§ Data excerpt
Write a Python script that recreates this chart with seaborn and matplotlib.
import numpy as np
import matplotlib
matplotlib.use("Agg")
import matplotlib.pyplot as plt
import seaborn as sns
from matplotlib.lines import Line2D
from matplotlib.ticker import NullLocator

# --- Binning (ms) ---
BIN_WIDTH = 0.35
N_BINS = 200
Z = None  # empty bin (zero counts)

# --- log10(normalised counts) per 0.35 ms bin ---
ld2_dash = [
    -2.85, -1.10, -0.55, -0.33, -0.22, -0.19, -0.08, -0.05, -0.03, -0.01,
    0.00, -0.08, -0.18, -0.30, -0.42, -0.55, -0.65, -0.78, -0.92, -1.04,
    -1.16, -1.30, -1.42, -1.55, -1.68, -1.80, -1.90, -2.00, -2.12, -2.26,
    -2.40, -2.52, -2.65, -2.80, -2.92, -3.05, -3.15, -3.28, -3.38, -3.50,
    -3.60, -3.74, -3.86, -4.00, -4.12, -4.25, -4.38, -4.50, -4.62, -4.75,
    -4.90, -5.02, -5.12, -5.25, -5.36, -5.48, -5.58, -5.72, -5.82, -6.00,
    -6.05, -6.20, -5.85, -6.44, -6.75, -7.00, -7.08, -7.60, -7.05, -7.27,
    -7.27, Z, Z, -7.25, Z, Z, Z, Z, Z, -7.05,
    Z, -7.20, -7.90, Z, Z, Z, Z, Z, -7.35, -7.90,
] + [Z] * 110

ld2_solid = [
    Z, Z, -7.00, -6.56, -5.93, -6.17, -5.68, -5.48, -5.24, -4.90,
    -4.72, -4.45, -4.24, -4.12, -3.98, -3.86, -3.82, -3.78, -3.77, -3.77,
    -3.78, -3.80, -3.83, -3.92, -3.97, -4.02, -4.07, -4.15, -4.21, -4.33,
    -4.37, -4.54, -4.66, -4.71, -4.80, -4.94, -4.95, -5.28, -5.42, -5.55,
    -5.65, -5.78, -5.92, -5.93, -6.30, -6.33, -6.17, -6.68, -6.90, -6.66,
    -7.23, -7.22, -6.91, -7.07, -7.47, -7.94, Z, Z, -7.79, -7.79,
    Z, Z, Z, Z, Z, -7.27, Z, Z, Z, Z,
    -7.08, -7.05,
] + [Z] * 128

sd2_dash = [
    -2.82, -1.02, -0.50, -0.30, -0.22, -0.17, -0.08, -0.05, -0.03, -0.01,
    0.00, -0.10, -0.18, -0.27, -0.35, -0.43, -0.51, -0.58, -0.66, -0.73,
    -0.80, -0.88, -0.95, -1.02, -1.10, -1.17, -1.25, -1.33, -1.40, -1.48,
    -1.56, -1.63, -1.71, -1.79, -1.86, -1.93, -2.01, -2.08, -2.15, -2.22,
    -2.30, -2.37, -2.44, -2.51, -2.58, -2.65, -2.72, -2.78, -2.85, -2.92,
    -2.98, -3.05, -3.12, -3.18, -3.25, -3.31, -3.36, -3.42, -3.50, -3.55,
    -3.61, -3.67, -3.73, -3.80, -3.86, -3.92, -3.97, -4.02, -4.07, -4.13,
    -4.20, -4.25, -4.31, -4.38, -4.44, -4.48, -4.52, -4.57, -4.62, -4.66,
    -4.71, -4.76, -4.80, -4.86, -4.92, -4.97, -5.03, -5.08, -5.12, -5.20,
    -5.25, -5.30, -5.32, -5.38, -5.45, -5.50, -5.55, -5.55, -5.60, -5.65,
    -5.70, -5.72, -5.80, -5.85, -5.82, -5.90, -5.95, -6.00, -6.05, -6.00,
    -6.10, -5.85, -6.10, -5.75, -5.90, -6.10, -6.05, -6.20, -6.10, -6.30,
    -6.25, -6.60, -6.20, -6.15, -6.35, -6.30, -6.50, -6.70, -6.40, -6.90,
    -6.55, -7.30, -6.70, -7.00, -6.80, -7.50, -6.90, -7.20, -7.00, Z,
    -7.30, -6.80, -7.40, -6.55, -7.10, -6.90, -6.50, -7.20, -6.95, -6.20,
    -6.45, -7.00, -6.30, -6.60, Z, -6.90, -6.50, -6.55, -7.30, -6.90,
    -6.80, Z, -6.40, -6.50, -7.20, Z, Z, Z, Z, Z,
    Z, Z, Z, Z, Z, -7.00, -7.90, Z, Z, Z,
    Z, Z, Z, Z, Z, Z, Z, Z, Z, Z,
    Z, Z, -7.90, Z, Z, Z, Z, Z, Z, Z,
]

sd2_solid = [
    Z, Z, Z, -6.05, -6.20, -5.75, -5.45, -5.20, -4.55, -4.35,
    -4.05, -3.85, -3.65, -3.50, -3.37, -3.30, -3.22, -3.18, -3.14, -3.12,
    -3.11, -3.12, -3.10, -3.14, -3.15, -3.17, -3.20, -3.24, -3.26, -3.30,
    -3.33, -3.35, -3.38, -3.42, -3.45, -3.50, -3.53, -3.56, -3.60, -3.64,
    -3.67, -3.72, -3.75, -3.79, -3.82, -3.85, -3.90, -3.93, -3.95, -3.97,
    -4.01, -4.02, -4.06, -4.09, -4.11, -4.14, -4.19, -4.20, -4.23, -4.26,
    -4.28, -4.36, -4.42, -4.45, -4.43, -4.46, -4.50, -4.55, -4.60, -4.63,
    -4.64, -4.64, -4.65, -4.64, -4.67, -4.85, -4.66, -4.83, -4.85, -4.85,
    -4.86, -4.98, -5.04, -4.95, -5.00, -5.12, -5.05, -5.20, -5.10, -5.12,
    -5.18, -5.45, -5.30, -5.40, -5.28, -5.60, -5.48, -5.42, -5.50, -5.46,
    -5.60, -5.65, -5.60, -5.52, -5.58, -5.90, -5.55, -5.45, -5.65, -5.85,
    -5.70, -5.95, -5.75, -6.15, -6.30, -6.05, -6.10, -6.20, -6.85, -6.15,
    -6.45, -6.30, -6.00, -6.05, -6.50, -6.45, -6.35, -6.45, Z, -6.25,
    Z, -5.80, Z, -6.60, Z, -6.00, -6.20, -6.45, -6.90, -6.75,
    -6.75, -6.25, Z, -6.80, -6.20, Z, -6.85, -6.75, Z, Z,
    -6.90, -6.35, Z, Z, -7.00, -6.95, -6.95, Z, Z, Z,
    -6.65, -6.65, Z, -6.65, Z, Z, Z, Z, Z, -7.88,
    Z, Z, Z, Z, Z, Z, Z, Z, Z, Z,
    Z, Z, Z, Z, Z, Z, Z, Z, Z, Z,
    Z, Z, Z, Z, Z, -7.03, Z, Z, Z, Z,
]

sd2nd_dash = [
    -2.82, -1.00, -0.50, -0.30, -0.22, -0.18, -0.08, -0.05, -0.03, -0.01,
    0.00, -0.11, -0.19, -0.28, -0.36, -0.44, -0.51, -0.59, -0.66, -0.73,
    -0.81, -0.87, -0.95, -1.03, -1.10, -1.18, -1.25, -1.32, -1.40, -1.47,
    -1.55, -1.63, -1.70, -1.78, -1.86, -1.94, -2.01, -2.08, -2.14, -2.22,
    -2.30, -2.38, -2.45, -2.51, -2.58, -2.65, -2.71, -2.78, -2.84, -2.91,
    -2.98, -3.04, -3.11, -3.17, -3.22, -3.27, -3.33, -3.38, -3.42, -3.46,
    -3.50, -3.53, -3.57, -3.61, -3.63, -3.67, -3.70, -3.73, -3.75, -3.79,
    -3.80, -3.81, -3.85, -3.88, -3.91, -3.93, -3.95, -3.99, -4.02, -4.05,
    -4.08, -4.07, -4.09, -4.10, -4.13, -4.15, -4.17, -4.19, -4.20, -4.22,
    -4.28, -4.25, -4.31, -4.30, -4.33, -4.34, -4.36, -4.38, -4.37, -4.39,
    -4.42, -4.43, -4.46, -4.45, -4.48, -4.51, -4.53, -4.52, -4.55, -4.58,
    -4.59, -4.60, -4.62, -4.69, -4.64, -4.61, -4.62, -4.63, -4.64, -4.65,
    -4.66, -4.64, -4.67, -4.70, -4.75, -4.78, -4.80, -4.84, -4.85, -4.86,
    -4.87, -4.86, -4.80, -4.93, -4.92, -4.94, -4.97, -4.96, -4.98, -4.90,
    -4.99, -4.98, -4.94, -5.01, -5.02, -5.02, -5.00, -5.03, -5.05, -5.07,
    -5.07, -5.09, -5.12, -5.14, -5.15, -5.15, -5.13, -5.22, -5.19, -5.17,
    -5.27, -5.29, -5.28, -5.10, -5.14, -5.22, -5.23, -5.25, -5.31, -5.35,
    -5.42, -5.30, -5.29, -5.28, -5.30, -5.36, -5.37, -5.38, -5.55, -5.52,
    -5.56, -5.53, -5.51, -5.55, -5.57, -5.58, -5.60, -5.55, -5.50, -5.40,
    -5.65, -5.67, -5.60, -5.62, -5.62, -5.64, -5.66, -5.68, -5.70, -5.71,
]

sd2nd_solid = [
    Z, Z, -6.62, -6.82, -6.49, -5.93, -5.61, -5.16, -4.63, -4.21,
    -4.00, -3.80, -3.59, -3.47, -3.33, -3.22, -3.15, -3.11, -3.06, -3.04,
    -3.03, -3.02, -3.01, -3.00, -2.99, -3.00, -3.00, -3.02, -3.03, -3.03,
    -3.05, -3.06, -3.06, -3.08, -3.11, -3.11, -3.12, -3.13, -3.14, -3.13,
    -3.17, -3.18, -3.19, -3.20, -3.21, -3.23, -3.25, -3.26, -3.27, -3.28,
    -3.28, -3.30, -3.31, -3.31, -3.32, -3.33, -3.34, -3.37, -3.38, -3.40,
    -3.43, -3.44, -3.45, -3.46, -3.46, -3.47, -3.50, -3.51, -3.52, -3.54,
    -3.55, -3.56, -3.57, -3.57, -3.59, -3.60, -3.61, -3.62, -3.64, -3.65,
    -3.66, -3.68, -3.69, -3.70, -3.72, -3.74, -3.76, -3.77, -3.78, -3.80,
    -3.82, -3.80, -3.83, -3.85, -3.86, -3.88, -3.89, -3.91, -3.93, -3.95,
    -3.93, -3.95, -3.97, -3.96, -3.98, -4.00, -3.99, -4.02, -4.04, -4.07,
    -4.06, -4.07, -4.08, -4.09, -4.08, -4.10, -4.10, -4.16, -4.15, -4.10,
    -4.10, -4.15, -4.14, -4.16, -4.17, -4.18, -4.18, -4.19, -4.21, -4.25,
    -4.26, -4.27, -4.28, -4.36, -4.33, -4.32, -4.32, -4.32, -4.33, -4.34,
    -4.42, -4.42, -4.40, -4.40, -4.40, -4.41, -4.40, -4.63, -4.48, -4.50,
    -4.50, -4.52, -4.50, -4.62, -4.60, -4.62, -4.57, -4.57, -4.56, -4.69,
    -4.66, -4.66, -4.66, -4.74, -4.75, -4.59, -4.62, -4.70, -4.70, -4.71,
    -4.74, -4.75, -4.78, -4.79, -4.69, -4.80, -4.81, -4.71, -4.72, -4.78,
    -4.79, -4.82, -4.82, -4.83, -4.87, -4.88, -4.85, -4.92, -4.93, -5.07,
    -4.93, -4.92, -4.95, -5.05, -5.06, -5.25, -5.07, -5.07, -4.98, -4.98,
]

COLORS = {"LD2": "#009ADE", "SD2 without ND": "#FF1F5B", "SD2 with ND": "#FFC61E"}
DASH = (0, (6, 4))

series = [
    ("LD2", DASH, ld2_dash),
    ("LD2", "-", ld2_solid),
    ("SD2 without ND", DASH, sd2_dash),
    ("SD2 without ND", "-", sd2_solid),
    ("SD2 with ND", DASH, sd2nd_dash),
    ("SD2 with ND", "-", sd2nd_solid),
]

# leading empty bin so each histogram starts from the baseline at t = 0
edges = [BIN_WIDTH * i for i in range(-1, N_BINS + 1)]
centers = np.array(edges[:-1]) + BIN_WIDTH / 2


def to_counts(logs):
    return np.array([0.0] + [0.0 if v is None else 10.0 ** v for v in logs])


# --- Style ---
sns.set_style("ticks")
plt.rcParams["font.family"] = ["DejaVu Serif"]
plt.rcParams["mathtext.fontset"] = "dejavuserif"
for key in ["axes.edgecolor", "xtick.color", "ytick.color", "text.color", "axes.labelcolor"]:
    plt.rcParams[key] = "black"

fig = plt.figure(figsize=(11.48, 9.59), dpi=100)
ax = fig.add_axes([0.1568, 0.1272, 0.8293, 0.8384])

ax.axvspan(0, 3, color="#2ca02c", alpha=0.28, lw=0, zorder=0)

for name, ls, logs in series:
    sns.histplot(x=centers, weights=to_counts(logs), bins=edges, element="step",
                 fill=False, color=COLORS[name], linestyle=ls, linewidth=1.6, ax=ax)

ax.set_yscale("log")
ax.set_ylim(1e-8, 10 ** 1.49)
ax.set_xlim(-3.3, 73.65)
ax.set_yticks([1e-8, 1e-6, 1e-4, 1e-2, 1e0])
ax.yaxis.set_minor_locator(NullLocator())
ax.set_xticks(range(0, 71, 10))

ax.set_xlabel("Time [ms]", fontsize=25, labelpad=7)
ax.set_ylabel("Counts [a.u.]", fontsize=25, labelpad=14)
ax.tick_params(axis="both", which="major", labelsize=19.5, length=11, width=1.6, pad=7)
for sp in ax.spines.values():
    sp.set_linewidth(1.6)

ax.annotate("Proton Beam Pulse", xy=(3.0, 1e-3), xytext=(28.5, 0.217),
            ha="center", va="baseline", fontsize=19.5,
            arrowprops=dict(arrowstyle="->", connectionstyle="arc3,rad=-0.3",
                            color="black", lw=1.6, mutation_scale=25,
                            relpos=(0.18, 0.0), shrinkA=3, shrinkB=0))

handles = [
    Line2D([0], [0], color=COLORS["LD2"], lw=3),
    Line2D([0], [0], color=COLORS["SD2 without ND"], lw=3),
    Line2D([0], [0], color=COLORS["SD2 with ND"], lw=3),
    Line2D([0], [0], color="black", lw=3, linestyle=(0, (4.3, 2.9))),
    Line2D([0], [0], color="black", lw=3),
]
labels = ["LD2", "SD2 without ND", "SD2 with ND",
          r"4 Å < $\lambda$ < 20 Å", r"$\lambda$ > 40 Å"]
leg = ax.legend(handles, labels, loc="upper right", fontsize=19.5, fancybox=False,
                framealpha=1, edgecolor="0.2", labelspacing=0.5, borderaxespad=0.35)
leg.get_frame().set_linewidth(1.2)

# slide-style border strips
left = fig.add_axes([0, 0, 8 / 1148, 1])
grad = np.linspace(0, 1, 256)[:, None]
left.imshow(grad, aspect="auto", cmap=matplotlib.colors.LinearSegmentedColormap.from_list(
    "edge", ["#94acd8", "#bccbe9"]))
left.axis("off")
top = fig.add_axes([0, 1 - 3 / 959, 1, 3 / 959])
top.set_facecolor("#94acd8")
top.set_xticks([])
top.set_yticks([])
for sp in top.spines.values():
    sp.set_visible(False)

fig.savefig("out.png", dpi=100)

§ To do
Quote exactly the first line of the data and every line after it through the one holding "bin (zero counts)".

§ Solution to this task
Write a Python script that recreates this chart with seaborn and matplotlib.
import numpy as np
import matplotlib
matplotlib.use("Agg")
import matplotlib.pyplot as plt
import seaborn as sns
from matplotlib.lines import Line2D
from matplotlib.ticker import NullLocator

# --- Binning (ms) ---
BIN_WIDTH = 0.35
N_BINS = 200
Z = None  # empty bin (zero counts)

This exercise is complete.